Written task: Looking through the listing, how many of its lines hold the word "matplotlib"? Answer with only the number.

Data entries:
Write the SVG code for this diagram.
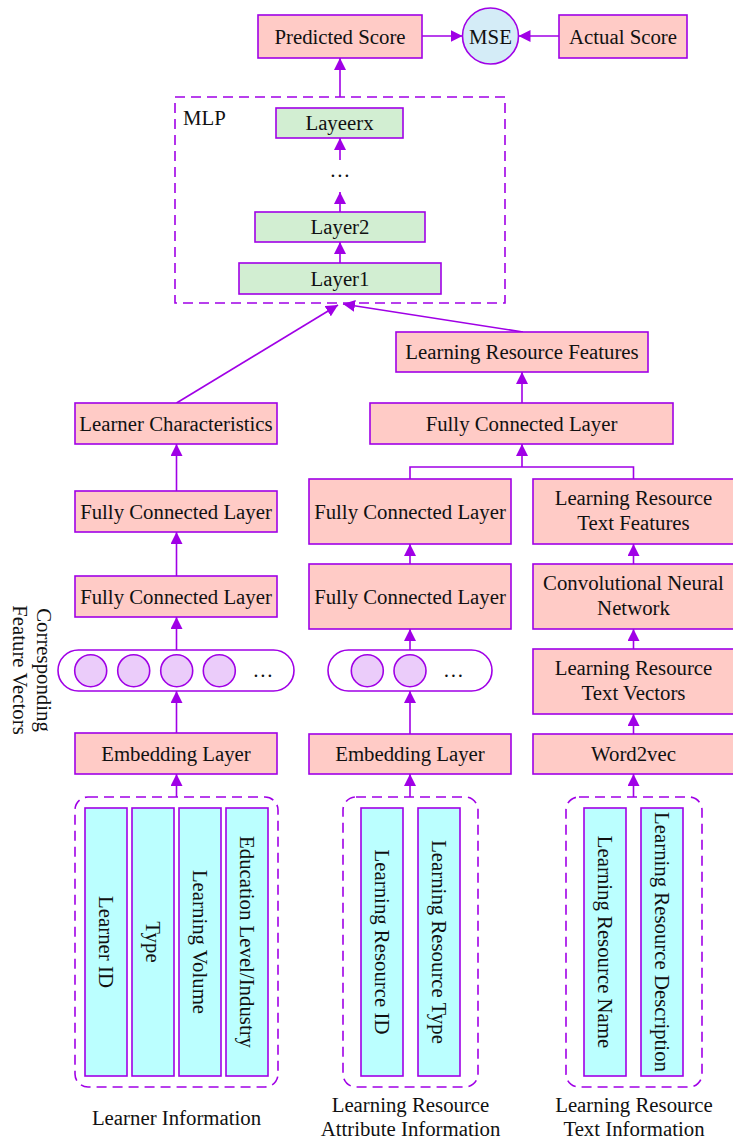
<svg xmlns="http://www.w3.org/2000/svg" width="733" height="1142" viewBox="0 0 733 1142">
<defs>
<style>
text{font-family:"Liberation Serif","Times New Roman",serif;font-size:20.8px;fill:#111;}
.c{text-anchor:middle;}
.box{fill:#ffcbc6;stroke:#a000e6;stroke-width:1.6;}
.grn{fill:#d2eed2;stroke:#a000e6;stroke-width:1.6;}
.cyan{fill:#bbffff;stroke:#a000e6;stroke-width:1.6;}
.dash{fill:none;stroke:#a000e6;stroke-width:1.6;stroke-dasharray:10,6;}
.oval{fill:#fff;stroke:#a000e6;stroke-width:1.6;}
.dot{fill:#ebccfa;stroke:#a000e6;stroke-width:1.6;}
.ln{fill:none;stroke:#a000e6;stroke-width:1.6;}
.ar{fill:none;stroke:#a000e6;stroke-width:1.6;marker-end:url(#ah);}
</style>
<marker id="ah" markerUnits="userSpaceOnUse" markerWidth="13" markerHeight="12" refX="12" refY="6" orient="auto">
<path d="M0,0 L12,6 L0,12 z" fill="#a000e6"/>
</marker>
</defs>

<g id="connectors">
<line class="ar" x1="422" y1="36" x2="462.5" y2="36"/>
<line class="ar" x1="559" y1="36" x2="518.5" y2="36"/>
<line class="ar" x1="340" y1="97" x2="340" y2="58"/>
<line class="ar" x1="340" y1="160" x2="340" y2="138"/>
<line class="ar" x1="340" y1="212" x2="340" y2="192"/>
<line class="ar" x1="340" y1="263" x2="340" y2="242"/>
<line class="ar" x1="176.5" y1="403" x2="338" y2="305"/>
<line class="ar" x1="523" y1="332" x2="343" y2="304"/>
<line class="ar" x1="522" y1="403" x2="522" y2="372"/>
<polyline class="ln" points="410,479 410,467 633.5,467 633.5,479"/>
<line class="ar" x1="522" y1="467" x2="522" y2="444"/>
<line class="ar" x1="176.5" y1="491" x2="176.5" y2="444"/>
<line class="ar" x1="176.5" y1="576" x2="176.5" y2="532"/>
<line class="ar" x1="176.5" y1="650" x2="176.5" y2="617"/>
<line class="ar" x1="176.5" y1="733" x2="176.5" y2="691"/>
<line class="ar" x1="176.5" y1="797" x2="176.5" y2="774"/>
<line class="ar" x1="410" y1="564" x2="410" y2="544"/>
<line class="ar" x1="410" y1="650" x2="410" y2="629"/>
<line class="ar" x1="410" y1="734" x2="410" y2="691"/>
<line class="ar" x1="410" y1="797" x2="410" y2="774"/>
<line class="ar" x1="633.5" y1="564" x2="633.5" y2="544"/>
<line class="ar" x1="633.5" y1="649" x2="633.5" y2="629"/>
<line class="ar" x1="633.5" y1="734" x2="633.5" y2="714"/>
<line class="ar" x1="633.5" y1="797" x2="633.5" y2="774"/>
</g>

<g id="predicted-score"><rect class="box" x="258" y="15" width="164" height="43"/><text class="c" x="340" y="43.5">Predicted Score</text></g>
<g id="mse"><circle cx="490.5" cy="36" r="28" fill="#d4ecf7" stroke="#a000e6" stroke-width="1.6"/><text class="c" x="490.5" y="43.5">MSE</text></g>
<g id="actual-score"><rect class="box" x="559" y="15" width="128" height="43"/><text class="c" x="623" y="43.5">Actual Score</text></g>

<g id="mlp"><rect class="dash" x="175" y="97" width="330" height="206"/><text x="183" y="125">MLP</text></g>
<g id="layeerx"><rect class="grn" x="276" y="108" width="127" height="30"/><text class="c" x="339.5" y="130">Layeerx</text></g>
<g id="mlp-dots"><text class="c" x="340" y="177">…</text></g>
<g id="layer2"><rect class="grn" x="255" y="212" width="170" height="30"/><text class="c" x="340" y="234">Layer2</text></g>
<g id="layer1"><rect class="grn" x="239" y="263" width="202" height="31"/><text class="c" x="340" y="285.5">Layer1</text></g>

<g id="learner-characteristics"><rect class="box" x="75" y="403" width="202" height="41"/><text class="c" x="176" y="430.5">Learner Characteristics</text></g>
<g id="lrf"><rect class="box" x="396" y="332" width="252" height="40"/><text class="c" x="522" y="359">Learning Resource Features</text></g>
<g id="fc-top"><rect class="box" x="370" y="403" width="303" height="41"/><text class="c" x="521.5" y="430.5">Fully Connected Layer</text></g>

<g id="fc-l2"><rect class="box" x="75" y="491" width="202" height="41"/><text class="c" x="176" y="518.5">Fully Connected Layer</text></g>
<g id="fc-l1"><rect class="box" x="75" y="576" width="202" height="41"/><text class="c" x="176" y="603.5">Fully Connected Layer</text></g>
<g id="vec-l"><rect class="oval" x="58" y="650" width="236" height="41" rx="20.5"/>
<circle class="dot" cx="90.7" cy="670.7" r="16"/><circle class="dot" cx="133.7" cy="670.7" r="16"/><circle class="dot" cx="176.7" cy="670.7" r="16"/><circle class="dot" cx="219.3" cy="670.7" r="16"/>
<text class="c" x="263" y="677">…</text></g>
<g id="emb-l"><rect class="box" x="75" y="733" width="202" height="41"/><text class="c" x="176" y="760.5">Embedding Layer</text></g>
<g id="cfv-label"><text class="c" transform="translate(37,670) rotate(90)">Corresponding</text><text class="c" transform="translate(12.5,670) rotate(90)">Feature Vectors</text></g>

<g id="fc-m2"><rect class="box" x="309" y="479" width="202" height="65"/><text class="c" x="410" y="518.5">Fully Connected Layer</text></g>
<g id="fc-m1"><rect class="box" x="309" y="564" width="202" height="65"/><text class="c" x="410" y="603.5">Fully Connected Layer</text></g>
<g id="vec-m"><rect class="oval" x="328" y="650" width="164" height="41" rx="20.5"/>
<circle class="dot" cx="367.3" cy="670.7" r="16"/><circle class="dot" cx="410" cy="670.7" r="16"/>
<text class="c" x="453.5" y="677">…</text></g>
<g id="emb-m"><rect class="box" x="309" y="734" width="202" height="40"/><text class="c" x="410" y="761">Embedding Layer</text></g>

<g id="lrtf"><rect class="box" x="533" y="479" width="201" height="65"/><text class="c" x="633.5" y="505">Learning Resource</text><text class="c" x="633.5" y="530">Text Features</text></g>
<g id="cnn"><rect class="box" x="533" y="564" width="201" height="65"/><text class="c" x="633.5" y="590">Convolutional Neural</text><text class="c" x="633.5" y="615">Network</text></g>
<g id="lrtv"><rect class="box" x="533" y="649" width="201" height="65"/><text class="c" x="633.5" y="675">Learning Resource</text><text class="c" x="633.5" y="700">Text Vectors</text></g>
<g id="word2vec"><rect class="box" x="533" y="734" width="201" height="40"/><text class="c" x="633.5" y="761">Word2vec</text></g>

<g id="learner-info">
<rect class="dash" x="75" y="797" width="203" height="290" rx="13"/>
<rect class="cyan" x="85" y="808" width="42" height="268"/>
<rect class="cyan" x="132" y="808" width="42" height="268"/>
<rect class="cyan" x="179" y="808" width="42" height="268"/>
<rect class="cyan" x="226" y="808" width="42" height="268"/>
<text class="c" transform="translate(99,942) rotate(90)">Learner ID</text>
<text class="c" transform="translate(146,942) rotate(90)">Type</text>
<text class="c" transform="translate(193,942) rotate(90)">Learning Volume</text>
<text class="c" transform="translate(240,942) rotate(90)">Education Level/Industry</text>
<text class="c" x="176.5" y="1125">Learner Information</text>
</g>

<g id="attr-info">
<rect class="dash" x="343" y="797" width="135" height="290" rx="13"/>
<rect class="cyan" x="361" y="808" width="42" height="268"/>
<rect class="cyan" x="418" y="808" width="42" height="268"/>
<text class="c" transform="translate(375,942) rotate(90)">Learning Resource ID</text>
<text class="c" transform="translate(432,942) rotate(90)">Learning Resource Type</text>
<text class="c" x="410.5" y="1112">Learning Resource</text>
<text class="c" x="410.5" y="1136">Attribute Information</text>
</g>

<g id="text-info">
<rect class="dash" x="566" y="797" width="136" height="290" rx="13"/>
<rect class="cyan" x="584" y="808" width="42" height="268"/>
<rect class="cyan" x="641" y="808" width="42" height="268"/>
<text class="c" transform="translate(598,942) rotate(90)">Learning Resource Name</text>
<text class="c" transform="translate(655,942) rotate(90)">Learning Resource Description</text>
<text class="c" x="634" y="1112">Learning Resource</text>
<text class="c" x="634" y="1136">Text Information</text>
</g>
</svg>
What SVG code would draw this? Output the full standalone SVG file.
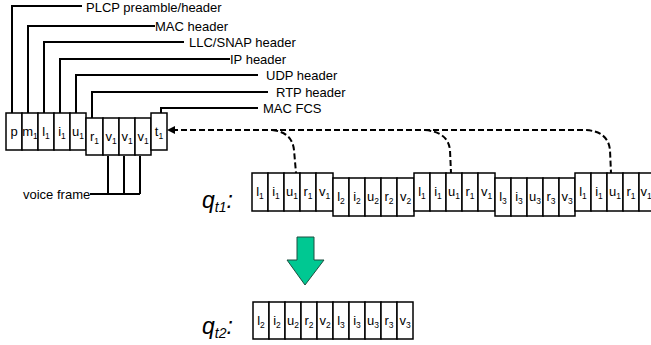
<svg xmlns="http://www.w3.org/2000/svg" width="651" height="345" viewBox="0 0 651 345">
<defs>
<style>
.cell{fill:#fff;stroke:#000;stroke-width:1.5}
.ct{font-family:"Liberation Sans",Arial,sans-serif;font-size:13px;text-anchor:middle;fill:#000}
.sb{font-size:8.5px}
.lbl{font-family:"Liberation Sans",Arial,sans-serif;font-size:13px;fill:#000}
.lead{fill:none;stroke:#000;stroke-width:2}
.dash{fill:none;stroke:#000;stroke-width:2;stroke-dasharray:6 3}
.q{font-family:"Liberation Sans",Arial,sans-serif;font-style:italic;fill:#000}
</style>
</defs>
<rect width="651" height="345" fill="#fff"/>

<g id="connectors">
<path class="lead" d="M12,113 V6 H82"/>
<path class="lead" d="M28,113 V26 H155"/>
<path class="lead" d="M44,113 V42 H184"/>
<path class="lead" d="M60,113 V59 H230"/>
<path class="lead" d="M76,113 V75 H258"/>
<path class="lead" d="M92,118 V92 H268"/>
<path class="lead" d="M161,113 V108 H258"/>
<path class="lead" d="M108,156 V194 M124,156 V194 M140,156 V194 M90,194 H140"/>
<path class="dash" d="M172,130 H585 Q608,131 610,150 L611,173"/>
<path class="dash" d="M272,130 Q292,132 294,150 L296,173"/>
<path class="dash" d="M425,130 Q448,132 450,150 L451,173"/>
<path d="M167,130 L175,126 L175,134 z" fill="#000"/>
</g>

<g id="labels" class="lbl">
<text x="86" y="12">PLCP preamble/header</text>
<text x="155" y="31">MAC header</text>
<text x="189" y="47">LLC/SNAP header</text>
<text x="230" y="64">IP header</text>
<text x="266" y="80">UDP header</text>
<text x="276" y="97">RTP header</text>
<text x="263" y="113">MAC FCS</text>
<text x="23" y="199">voice frame</text>
</g>

<g id="frame-left">
<rect class="cell" x="6" y="113" width="16" height="37"/>
<rect class="cell" x="22" y="113" width="16" height="37"/>
<rect class="cell" x="38" y="113" width="16" height="37"/>
<rect class="cell" x="54" y="113" width="16" height="37"/>
<rect class="cell" x="70" y="113" width="16" height="37"/>
<rect class="cell" x="86" y="118" width="17" height="37"/>
<rect class="cell" x="103" y="118" width="16" height="37"/>
<rect class="cell" x="119" y="118" width="16" height="37"/>
<rect class="cell" x="135" y="118" width="16" height="37"/>
<rect class="cell" x="151" y="113" width="16" height="37"/>
<text class="ct" x="14" y="136">p</text>
<text class="ct" x="30" y="136">m<tspan class="sb" dy="3">1</tspan></text>
<text class="ct" x="46" y="136">l<tspan class="sb" dy="3">1</tspan></text>
<text class="ct" x="62" y="136">i<tspan class="sb" dy="3">1</tspan></text>
<text class="ct" x="78" y="136">u<tspan class="sb" dy="3">1</tspan></text>
<text class="ct" x="94.5" y="141">r<tspan class="sb" dy="3">1</tspan></text>
<text class="ct" x="111" y="141">v<tspan class="sb" dy="3">1</tspan></text>
<text class="ct" x="127" y="141">v<tspan class="sb" dy="3">1</tspan></text>
<text class="ct" x="143" y="141">v<tspan class="sb" dy="3">1</tspan></text>
<text class="ct" x="159" y="136">t<tspan class="sb" dy="3">1</tspan></text>
</g>

<g id="qt1-label">
<text class="q" x="202" y="208" font-size="23">q<tspan font-size="14" dy="4">t1</tspan><tspan font-size="23" dy="-4">:</tspan></text>
</g>

<g id="qt1-frame1">
<rect class="cell" x="252" y="173" width="16" height="38"/>
<rect class="cell" x="268" y="173" width="16" height="38"/>
<rect class="cell" x="284" y="173" width="16" height="38"/>
<rect class="cell" x="300" y="173" width="16" height="38"/>
<rect class="cell" x="316" y="173" width="17" height="38"/>
<text class="ct" x="260" y="196">l<tspan class="sb" dy="3">1</tspan></text>
<text class="ct" x="276" y="196">i<tspan class="sb" dy="3">1</tspan></text>
<text class="ct" x="292" y="196">u<tspan class="sb" dy="3">1</tspan></text>
<text class="ct" x="308" y="196">r<tspan class="sb" dy="3">1</tspan></text>
<text class="ct" x="324.5" y="196">v<tspan class="sb" dy="3">1</tspan></text>
</g>

<g id="qt1-frame2">
<rect class="cell" x="333" y="178" width="16" height="38"/>
<rect class="cell" x="349" y="178" width="16" height="38"/>
<rect class="cell" x="365" y="178" width="16" height="38"/>
<rect class="cell" x="381" y="178" width="16" height="38"/>
<rect class="cell" x="397" y="178" width="17" height="38"/>
<text class="ct" x="341" y="201">l<tspan class="sb" dy="3">2</tspan></text>
<text class="ct" x="357" y="201">i<tspan class="sb" dy="3">2</tspan></text>
<text class="ct" x="373" y="201">u<tspan class="sb" dy="3">2</tspan></text>
<text class="ct" x="389" y="201">r<tspan class="sb" dy="3">2</tspan></text>
<text class="ct" x="405.5" y="201">v<tspan class="sb" dy="3">2</tspan></text>
</g>

<g id="qt1-frame3">
<rect class="cell" x="414" y="173" width="16" height="38"/>
<rect class="cell" x="430" y="173" width="16" height="38"/>
<rect class="cell" x="446" y="173" width="16" height="38"/>
<rect class="cell" x="462" y="173" width="16" height="38"/>
<rect class="cell" x="478" y="173" width="17" height="38"/>
<text class="ct" x="422" y="196">l<tspan class="sb" dy="3">1</tspan></text>
<text class="ct" x="438" y="196">i<tspan class="sb" dy="3">1</tspan></text>
<text class="ct" x="454" y="196">u<tspan class="sb" dy="3">1</tspan></text>
<text class="ct" x="470" y="196">r<tspan class="sb" dy="3">1</tspan></text>
<text class="ct" x="486.5" y="196">v<tspan class="sb" dy="3">1</tspan></text>
</g>

<g id="qt1-frame4">
<rect class="cell" x="495" y="178" width="16" height="38"/>
<rect class="cell" x="511" y="178" width="16" height="38"/>
<rect class="cell" x="527" y="178" width="16" height="38"/>
<rect class="cell" x="543" y="178" width="16" height="38"/>
<rect class="cell" x="559" y="178" width="16" height="38"/>
<text class="ct" x="503" y="201">l<tspan class="sb" dy="3">3</tspan></text>
<text class="ct" x="519" y="201">i<tspan class="sb" dy="3">3</tspan></text>
<text class="ct" x="535" y="201">u<tspan class="sb" dy="3">3</tspan></text>
<text class="ct" x="551" y="201">r<tspan class="sb" dy="3">3</tspan></text>
<text class="ct" x="567" y="201">v<tspan class="sb" dy="3">3</tspan></text>
</g>

<g id="qt1-frame5">
<rect class="cell" x="575" y="173" width="16" height="38"/>
<rect class="cell" x="591" y="173" width="16" height="38"/>
<rect class="cell" x="607" y="173" width="16" height="38"/>
<rect class="cell" x="623" y="173" width="16" height="38"/>
<rect class="cell" x="639" y="173" width="17" height="38"/>
<text class="ct" x="583" y="196">l<tspan class="sb" dy="3">1</tspan></text>
<text class="ct" x="599" y="196">i<tspan class="sb" dy="3">1</tspan></text>
<text class="ct" x="615" y="196">u<tspan class="sb" dy="3">1</tspan></text>
<text class="ct" x="631" y="196">r<tspan class="sb" dy="3">1</tspan></text>
<text class="ct" x="646" y="196">v<tspan class="sb" dy="3">1</tspan></text>
</g>

<g id="green-arrow">
<path d="M297,237 H314 V260 H324 L305,285 L287,260 H297 Z" fill="#00c892" stroke="#1f4f40" stroke-width="1"/>
</g>

<g id="qt2-label">
<text class="q" x="202" y="334" font-size="23">q<tspan font-size="14" dy="4">t2</tspan><tspan font-size="23" dy="-4">:</tspan></text>
</g>

<g id="qt2-frame">
<rect class="cell" x="253" y="302" width="16" height="37"/>
<rect class="cell" x="269" y="302" width="16" height="37"/>
<rect class="cell" x="285" y="302" width="16" height="37"/>
<rect class="cell" x="301" y="302" width="16" height="37"/>
<rect class="cell" x="317" y="302" width="16" height="37"/>
<rect class="cell" x="333" y="302" width="16" height="37"/>
<rect class="cell" x="349" y="302" width="16" height="37"/>
<rect class="cell" x="365" y="302" width="16" height="37"/>
<rect class="cell" x="381" y="302" width="16" height="37"/>
<rect class="cell" x="397" y="302" width="16" height="37"/>
<text class="ct" x="261" y="325">l<tspan class="sb" dy="3">2</tspan></text>
<text class="ct" x="277" y="325">i<tspan class="sb" dy="3">2</tspan></text>
<text class="ct" x="293" y="325">u<tspan class="sb" dy="3">2</tspan></text>
<text class="ct" x="309" y="325">r<tspan class="sb" dy="3">2</tspan></text>
<text class="ct" x="325" y="325">v<tspan class="sb" dy="3">2</tspan></text>
<text class="ct" x="341" y="325">l<tspan class="sb" dy="3">3</tspan></text>
<text class="ct" x="357" y="325">i<tspan class="sb" dy="3">3</tspan></text>
<text class="ct" x="373" y="325">u<tspan class="sb" dy="3">3</tspan></text>
<text class="ct" x="389" y="325">r<tspan class="sb" dy="3">3</tspan></text>
<text class="ct" x="405" y="325">v<tspan class="sb" dy="3">3</tspan></text>
</g>
</svg>
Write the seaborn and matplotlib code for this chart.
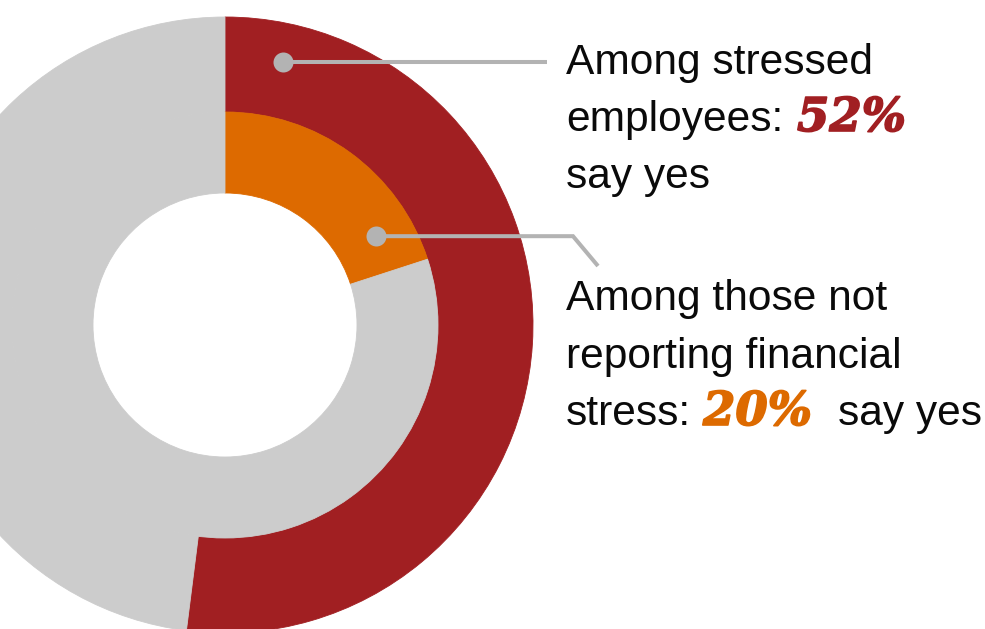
import numpy as np
import matplotlib
matplotlib.use("Agg")
import matplotlib.pyplot as plt
import matplotlib.patheffects as pe
import seaborn as sns

# share saying yes, per group
groups = ["Stressed employees", "Not reporting financial stress"]
yes_share = [52, 20]
ring_colors = ["#A11F22", "#DD6A00"]
rest_color = "#CCCCCC"
leader_color = "#B3B3B3"

sns.set_theme(style="white")
plt.rcParams["font.family"] = ["Liberation Sans", "DejaVu Sans"]

W, H = 985, 629
fig = plt.figure(figsize=(W / 100, H / 100), dpi=100)
ax = fig.add_axes([0, 0, 1, 1])

# ring geometry in pixels (y measured upwards)
cx, cy = 225, H - 325
r_outer, r_mid, r_hole = 308, 213, 132

for radius, width, val, col in [(r_outer, r_outer - r_mid, yes_share[0], ring_colors[0]),
                                (r_mid, r_mid - r_hole, yes_share[1], ring_colors[1])]:
    wedges, _ = ax.pie([val, 100 - val], colors=[col, rest_color], radius=radius, center=(cx, cy),
                       startangle=90, counterclock=False,
                       wedgeprops=dict(width=width), frame=True)
    for w in wedges:
        w.set_edgecolor(w.get_facecolor())
        w.set_linewidth(0.6)

ax.set_xlim(0, W)
ax.set_ylim(0, H)
ax.set_aspect("equal")
ax.axis("off")

# leader lines with dots
def polar(r, deg):
    a = np.deg2rad(deg)
    return cx + r * np.sin(a), cy + r * np.cos(a)

d1 = polar(269, 12.4)
d2 = polar(175, 59.5)
ax.plot([d1[0], 547], [d1[1], d1[1]], color=leader_color, lw=2.9, solid_capstyle="butt", zorder=5)
ax.plot([d2[0], 573, 598], [d2[1], d2[1], H - 266], color=leader_color, lw=2.9,
        solid_capstyle="butt", solid_joinstyle="miter", zorder=5)
ax.plot([d1[0], d2[0]], [d1[1], d2[1]], "o", color=leader_color, ms=14.4, mec="none", zorder=6)

fs = 30.6
x0 = 566
ink = "#0A0A0A"

def pct(x, y, s, col):
    ax.text(x, y, s, va="baseline", color=col, family=["DejaVu Serif"], fontweight="bold",
            fontstyle="italic", fontsize=33.5,
            path_effects=[pe.withStroke(linewidth=1.2, foreground=col)])

ax.text(x0, H - 74, "Among stressed", fontsize=fs, va="baseline", color=ink)
ax.text(x0, H - 131, "employees:", fontsize=fs, va="baseline", color=ink)
pct(797, H - 131, f"{yes_share[0]}%", ring_colors[0])
ax.text(x0, H - 188, "say yes", fontsize=fs, va="baseline", color=ink)

ax.text(x0, H - 310, "Among those not", fontsize=fs, va="baseline", color=ink)
ax.text(x0, H - 368, "reporting financial", fontsize=fs, va="baseline", color=ink)
ax.text(x0, H - 425, "stress:", fontsize=fs, va="baseline", color=ink)
pct(703, H - 425, f"{yes_share[1]}%", ring_colors[1])
ax.text(838, H - 425, "say yes", fontsize=fs, va="baseline", color=ink)

fig.savefig("out.png", dpi=100)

The reply: 5